Prendre en compte les besoins du supérieur dans le nombre de postes proposés
Dans les recommandations, le rapport demande une meilleure connaissance du nombre d’enseignants du secondaire affectés dans le supérieur et surtout une prise en compte des besoins du supérieur dans les concours de recrutement. Pourquoi ne pas augmenter de 10% les postes au concours de l’agrégation si un agrégé sur dix enseigne dans le supérieur ?
Mais le rapport s’est surtout penché sur la carrière des agrégés. Pour lui ce qui nuit à la prise en compte des services effectués dans le supérieur dans les promotions c’est la gestion nationale du corps. Il recommande donc une gestion déconcentrée des agrégé affectés dans le supérieur ce qui serait une révolution.
Une « vocation » à aller dans le supérieur ?
Reste la question centrale. Quelle place pour les agrégés dans le bac-3 bac+3 ? « Le sujet débordait très largement le cadre de la mission mais il demeure central et mériterait qu’on redéfinisse clairement la vocation et les missions du corps des agrégés et qu’on affirme sans doute davantage leur vocation prioritaire à enseigner en lycée et dans le post baccalauréat », estime le rapport.

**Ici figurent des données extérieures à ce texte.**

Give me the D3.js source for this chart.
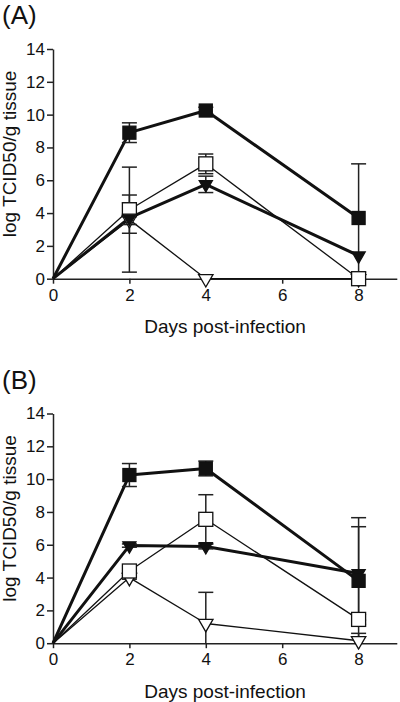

En tout état de cause, les agrégés ne peuvent être gérés uniquement comme un corps du second degré mais la vocation « mixte » d’un corps positionné à la fois sur le second degré et sur le post bac en l’enseignement supérieur doit être prise en compte », assure le rapport. Issue des accidents de l’histoire de l’école, la division du corps professoral du secondaire et sa hiérarchisation vont continuer.